Filed under: Art,Culture,Technology — Steve Ruis @ 10:24 am
Tags: ,

The documentary of this title is currently available on Netflix and I had passed over it quite a few times before viewing it, which I did last night.

The documentary mixes in taking head segments with little scenes in an ongoing drama of how social media affects a family. I could have done without the vignettes as the talking heads were quite spectacular. These were all people who either had something to do with the development of social media companies or had studied the effects of their existence in some detail.
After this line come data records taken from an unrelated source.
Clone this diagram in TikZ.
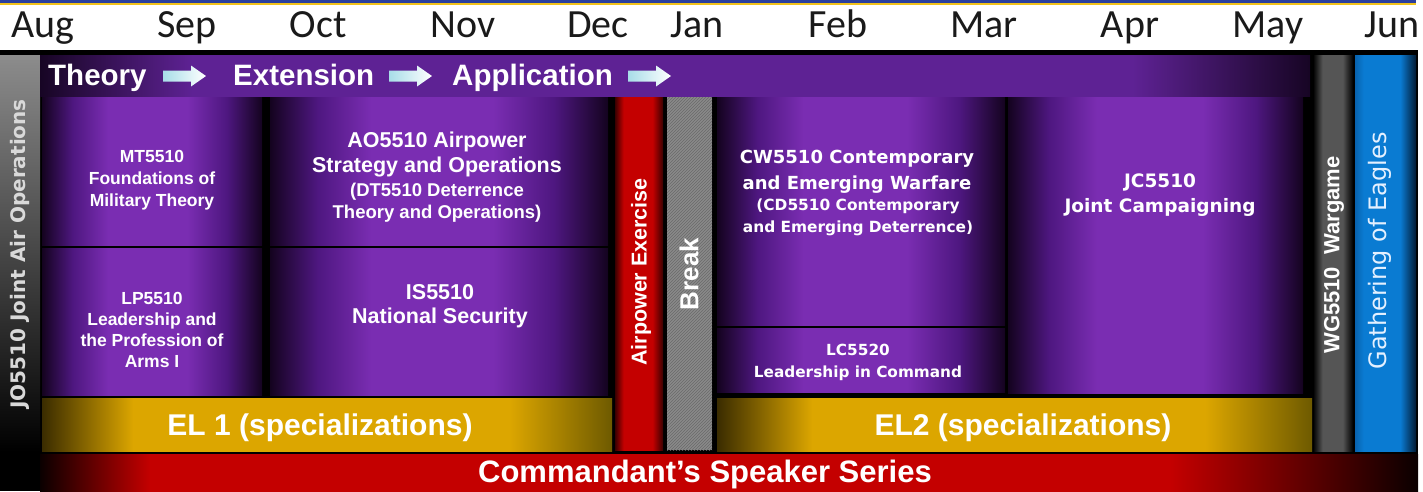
\documentclass[tikz,border=0pt]{standalone}
\usepackage{fontspec}
\setmainfont{Liberation Sans}
\newfontfamily\monthfont{Carlito}
\newfontfamily\vfont{DejaVu Sans}
\usetikzlibrary{patterns}

\definecolor{pdark}{HTML}{14031F}
\definecolor{pmid}{HTML}{4E1780}
\definecolor{pbright}{HTML}{7A2DB2}
\definecolor{bdark}{HTML}{170524}
\definecolor{bmid}{HTML}{5E2294}
\definecolor{golddark}{HTML}{3A2C00}
\definecolor{goldmid}{HTML}{DCA600}
\definecolor{goldolive}{HTML}{6E5A00}
\definecolor{redmain}{HTML}{C40000}
\definecolor{reddark}{HTML}{3A0000}
\definecolor{redblack}{HTML}{0A0000}
\definecolor{bluemain}{HTML}{0A7BD2}
\definecolor{blueleft}{HTML}{0862AE}
\definecolor{bluedark}{HTML}{021A33}
\definecolor{wggray}{HTML}{555555}
\definecolor{breakgray}{HTML}{8A8A8A}
\definecolor{breakline}{HTML}{6A6A6A}
\definecolor{frameblue}{HTML}{2B3F9E}
\definecolor{framegold}{HTML}{F2C21B}
\definecolor{jotop}{HTML}{8C8C8C}
\definecolor{arrowcyan}{HTML}{A8DDE8}
\definecolor{monthcol}{HTML}{1A1A1A}
\definecolor{eaglecol}{HTML}{E4F0FF}

\pgfdeclarehorizontalshading{purplebox}{100bp}{color(0bp)=(pdark); color(25bp)=(pdark); color(32bp)=(pmid); color(40bp)=(pbright); color(58bp)=(pbright); color(67bp)=(pmid); color(75bp)=(pdark); color(100bp)=(pdark)}
\pgfdeclarehorizontalshading{bannershade}{100bp}{color(0bp)=(bdark); color(25bp)=(bdark); color(31bp)=(bmid); color(68bp)=(bmid); color(75bp)=(bdark); color(100bp)=(bdark)}
\pgfdeclarehorizontalshading{goldshade}{100bp}{color(0bp)=(golddark); color(25bp)=(golddark); color(33bp)=(goldmid); color(66bp)=(goldmid); color(75bp)=(goldolive); color(100bp)=(goldolive)}
\pgfdeclarehorizontalshading{redbar}{100bp}{color(0bp)=(reddark); color(25bp)=(reddark); color(34bp)=(redmain); color(64bp)=(redmain); color(75bp)=(reddark); color(100bp)=(reddark)}
\pgfdeclarehorizontalshading{cmdshade}{100bp}{color(0bp)=(redblack); color(25bp)=(redblack); color(29bp)=(redmain); color(66bp)=(redmain); color(75bp)=(redblack); color(100bp)=(redblack)}
\pgfdeclarehorizontalshading{wgshade}{100bp}{color(0bp)=(black); color(25bp)=(black); color(37bp)=(wggray); color(62bp)=(wggray); color(75bp)=(black); color(100bp)=(black)}
\pgfdeclarehorizontalshading{blueshade}{100bp}{color(0bp)=(blueleft); color(25bp)=(blueleft); color(32bp)=(bluemain); color(62bp)=(bluemain); color(75bp)=(bluedark); color(100bp)=(bluedark)}

\newcommand\blockarrow[2]{\shade[left color=arrowcyan, right color=white] (#1,#2) -- ++(0,-5.5) -- ++(28,0) -- ++(0,-5) -- ++(15,10.5) -- ++(-15,10.5) -- ++(0,-5) -- ++(-28,0) -- cycle;}

\begin{document}
\begin{tikzpicture}[x=1pt,y=-1pt,
  box/.style={inner sep=0pt, outer sep=0pt, anchor=north west, draw=none},
  pbox/.style={box, shading=purplebox},
  month/.style={anchor=base, inner sep=0pt, text=monthcol, font=\monthfont\fontsize{40}{40}\selectfont},
  bannertxt/.style={anchor=base west, inner sep=0pt, text=white, font=\fontsize{29.5}{30}\selectfont\bfseries},
  ctxt/.style={inner sep=0pt, text=white, align=center},
  vtxt/.style={inner sep=0pt, text=white, rotate=90}
]
\useasboundingbox (0,0) rectangle (1423,491);
\fill[white] (0,0) rectangle (1423,491);
\fill[frameblue] (0,0) rectangle (1416,2.5);
\fill[framegold] (0,2.5) rectangle (1416,4.5);
\fill[black] (0,50) rectangle (1418,491);

% months
\node[month] (m1) at (43,37) {Aug};
\node[month] (m2) at (187,37) {Sep};
\node[month] (m3) at (318,37) {Oct};
\node[month] (m4) at (463,37) {Nov};
\node[month] (m5) at (598,37) {Dec};
\node[month] (m6) at (697,37) {Jan};
\node[month] (m7) at (838,37) {Feb};
\node[month] (m8) at (984,37) {Mar};
\node[month] (m9) at (1130,37) {Apr};
\node[month] (m10) at (1268,37) {May};
\node[month] (m11) at (1392,37) {Jun};

% bars and boxes
\node[box, top color=jotop, bottom color=black, minimum width=40pt, minimum height=397pt] (jo) at (0,55) {};
\node[box, shading=bannershade, minimum width=1270pt, minimum height=41pt] (banner) at (40,55) {};
\node[pbox, minimum width=220pt, minimum height=148pt] (mtbox) at (42,97) {};
\node[pbox, minimum width=220pt, minimum height=147pt] (lpbox) at (42,248) {};
\node[pbox, minimum width=338pt, minimum height=148pt] (aobox) at (270,97) {};
\node[pbox, minimum width=338pt, minimum height=147pt] (isbox) at (270,248) {};
\node[box, shading=goldshade, minimum width=570pt, minimum height=53pt] (el1) at (42,398) {};
\node[box, shading=redbar, minimum width=48pt, minimum height=353pt] (air) at (615,97) {};
\node[box, fill=breakgray, postaction={pattern=north east lines, pattern color=breakline}, minimum width=45pt, minimum height=353pt] (brk) at (667,97) {};
\node[pbox, minimum width=288pt, minimum height=228pt] (cwbox) at (717,97) {};
\node[pbox, minimum width=288pt, minimum height=64pt] (lcbox) at (717,328) {};
\node[pbox, minimum width=295pt, minimum height=296pt] (jcbox) at (1008,97) {};
\node[box, shading=goldshade, minimum width=595pt, minimum height=53pt] (el2) at (717,398) {};
\node[box, shading=wgshade, minimum width=40pt, minimum height=396pt] (wg) at (1313,55) {};
\node[box, shading=blueshade, minimum width=61pt, minimum height=396pt] (eag) at (1355,55) {};
\node[box, shading=cmdshade, minimum width=1378pt, minimum height=37pt] (cmd) at (40,454) {};

% banner
\node[bannertxt] (t1) at (48,85) {Theory};
\node[bannertxt] (t2) at (233,85) {Extension};
\node[bannertxt] (t3) at (452,85) {Application};
\blockarrow{163}{76}
\blockarrow{389}{76}
\blockarrow{628}{76}

% course texts
\node[ctxt, font=\fontsize{17.5}{22}\selectfont\bfseries] (mt) at (152,180) {MT5510\\Foundations of\\Military Theory};
\node[ctxt, font=\fontsize{17.5}{21}\selectfont\bfseries] (lp) at (152,330) {LP5510\\Leadership and\\the Profession of\\Arms I};
\node[ctxt, font=\fontsize{21.5}{25}\selectfont\bfseries] (ao) at (437,154.5) {AO5510 Airpower\\Strategy and Operations};
\node[ctxt, font=\fontsize{18.5}{22}\selectfont\bfseries] (dt) at (437,203) {(DT5510 Deterrence\\Theory and Operations)};
\node[ctxt, font=\fontsize{21.5}{24}\selectfont\bfseries] (is) at (440,306) {IS5510\\National Security};
\node[ctxt, font=\vfont\fontsize{18}{26}\selectfont\bfseries] (cw) at (857,172) {CW5510 Contemporary\\and Emerging Warfare};
\node[ctxt, font=\vfont\fontsize{15.4}{22}\selectfont\bfseries] (cd) at (858,217) {(CD5510 Contemporary\\and Emerging Deterrence)};
\node[ctxt, font=\vfont\fontsize{15.3}{22}\selectfont\bfseries] (lc) at (858,362) {LC5520\\Leadership in Command};
\node[ctxt, font=\vfont\fontsize{18.5}{25}\selectfont\bfseries] (jc) at (1160,195.5) {JC5510\\Joint Campaigning};

% bars text
\node[anchor=base, inner sep=0pt, text=white, font=\fontsize{30}{30}\selectfont\bfseries] (el1t) at (320,435) {EL 1 (specializations)};
\node[anchor=base, inner sep=0pt, text=white, font=\fontsize{30}{30}\selectfont\bfseries] (el2t) at (1023,435) {EL2 (specializations)};
\node[anchor=base, inner sep=0pt, text=white, font=\fontsize{31}{31}\selectfont\bfseries] (cmdt) at (705,482) {Commandant’s Speaker Series};
\node[vtxt, font=\fontsize{21.5}{22}\selectfont\bfseries] (airt) at (641,272) {Airpower Exercise};
\node[vtxt, font=\fontsize{26}{26}\selectfont\bfseries] (brkt) at (689,274) {Break};
\node[vtxt, font=\fontsize{22}{22}\selectfont\bfseries] (wgt) at (1334,255) {WG5510\ \ Wargame};
\node[vtxt, text=eaglecol, font=\vfont\fontsize{24}{24}\selectfont] (eagt) at (1380,251) {Gathering of Eagles};
\node[vtxt, text=white!85!black, font=\vfont\fontsize{20}{20}\selectfont\bfseries] (jot) at (20,254) {JO5510 Joint Air Operations};
\end{tikzpicture}
\end{document}
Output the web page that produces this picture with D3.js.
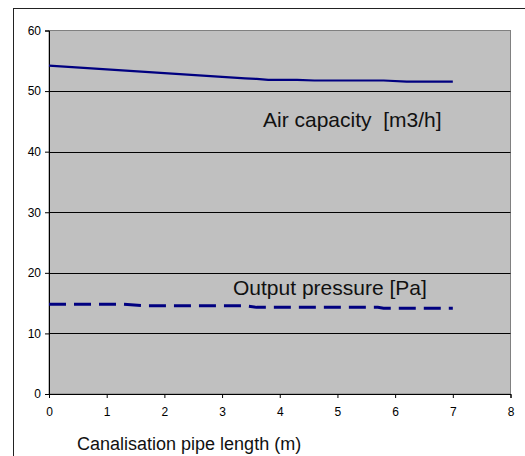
<!DOCTYPE html>
<html><head><meta charset="utf-8">
<script src="https://cdn.jsdelivr.net/npm/d3@7"></script>
<style>
html,body{margin:0;padding:0;background:#fff;}
svg{display:block;font-family:"Liberation Sans",Arial,sans-serif;}
</style></head>
<body>
<svg id="c" width="525" height="456"></svg>
<script>
const xTicks = [0,1,2,3,4,5,6,7,8];
const yTicks = [0,10,20,30,40,50,60];
const airX = [0, 3.4, 3.6, 3.8, 4.3, 4.6, 5.8, 6.2, 7];
const airY = [54.2, 52.1, 52.0, 51.85, 51.85, 51.75, 51.75, 51.55, 51.55];
const presX = [0, 1.3, 1.7, 3.4, 3.6, 5.7, 5.8, 7];
const presY = [14.8, 14.8, 14.55, 14.55, 14.3, 14.3, 14.15, 14.15];
const airLabel = "Air capacity  [m3/h]";
const presLabel = "Output pressure [Pa]";
const xTitle = "Canalisation pipe length (m)";

const svg = d3.select("#c");
const L = 49, R = 510.5, T = 30.5, B = 394;
const x = d3.scaleLinear().domain([0,8]).range([L,R]);
const y = d3.scaleLinear().domain([0,60]).range([B,T]);

// outer chart border
svg.append("rect").attr("x",13.5).attr("y",8.5).attr("width",530).attr("height",470)
  .attr("fill","#fff").attr("stroke","#222").attr("stroke-width",1);

// plot area
svg.append("rect").attr("x",L).attr("y",T).attr("width",R-L).attr("height",B-T)
  .attr("fill","#c0c0c0").attr("stroke","#808080").attr("stroke-width",1);

// gridlines
svg.append("g").selectAll("line").data(yTicks.filter(d=>d>0 && d<60)).join("line")
  .attr("x1",L).attr("x2",R).attr("y1",d=>Math.round(y(d))+0.5).attr("y2",d=>Math.round(y(d))+0.5)
  .attr("stroke","#000").attr("stroke-width",1);

// axes
const yAxis = d3.axisLeft(y).tickValues(yTicks).tickSize(4).tickPadding(4);
const gy = svg.append("g").attr("transform",`translate(${L},0)`).call(yAxis);
const xAxis = d3.axisBottom(x).tickValues(xTicks).tickSize(4).tickPadding(9);
const gx = svg.append("g").attr("transform",`translate(0,${B})`).call(xAxis);
[gx,gy].forEach(g=>{
  g.selectAll(".domain").attr("stroke","#000");
  g.selectAll(".tick line").attr("stroke","#000");
  g.selectAll("text").attr("font-size",12).attr("fill","#000")
    .attr("font-family","'Liberation Sans',Arial,sans-serif");
});

const line = d3.line().x(d=>x(d[0])).y(d=>y(d[1]));
svg.append("path").datum(airX.map((v,i)=>[v,airY[i]]))
  .attr("d",line).attr("fill","none").attr("stroke","#000080").attr("stroke-width",2.2);
svg.append("path").datum(presX.map((v,i)=>[v,presY[i]]))
  .attr("d",line).attr("fill","none").attr("stroke","#000080").attr("stroke-width",3)
  .attr("stroke-dasharray","17,8");

svg.append("text").attr("x",263).attr("y",127).attr("font-size",21).attr("fill","#111")
  .style("white-space","pre").attr("xml:space","preserve").text(airLabel);
svg.append("text").attr("x",233).attr("y",295).attr("font-size",21).attr("fill","#111")
  .text(presLabel);
svg.append("text").attr("x",77).attr("y",449.5).attr("font-size",18).attr("fill","#111")
  .text(xTitle);
</script>
</body></html>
The basic premise is that social media use algorithms to line their pockets . . . nothing wrong there, except that the algorithms have no mores, they just want to feed your attention more of what you are interested in. This results in a massive case of positive feedback for everyone who participates. Positive feedback is almost never a good thing.

The talking heads point out that we who participate are all being manipulated against any judgment applied either by us or the providers and it is dangerous.

Bless them as they say that there are no villains here. Nothing was done with intent to cause the problems that now exist. They found the inventor of the “like button” who explained what was behind its creation. An unintended consequence stems from the fact that we evolved in small social groups, in which it was important to be liked by a majority of one’s fellows. The social media platforms have extended that circle to thousands of strangers, often leading young participants into doing bizarre things to accumulate “likes ” from them. And to what end?

An expert on AI systems says that we all worry about when artificial intelligences get so powerful that they overwhelm human strengths, like SkyNet in the Terminator movies (accompanied by the crunching sounds of humans skulls beneath the feet and treads of robots . . .). But well before that point we would reach point in which AIs could overwhelm human weaknesses, a point they did not claim we are at yet, but they easily could have.

They discuss the effect of social media upon political polarization, even on whole nation’s stability and elections, and what might happen should an autocrat really use social media effectively.

From thinking I knew the topic well, I found myself much better educated for having viewed this doc. If you have also viewed this documentary, what do you think?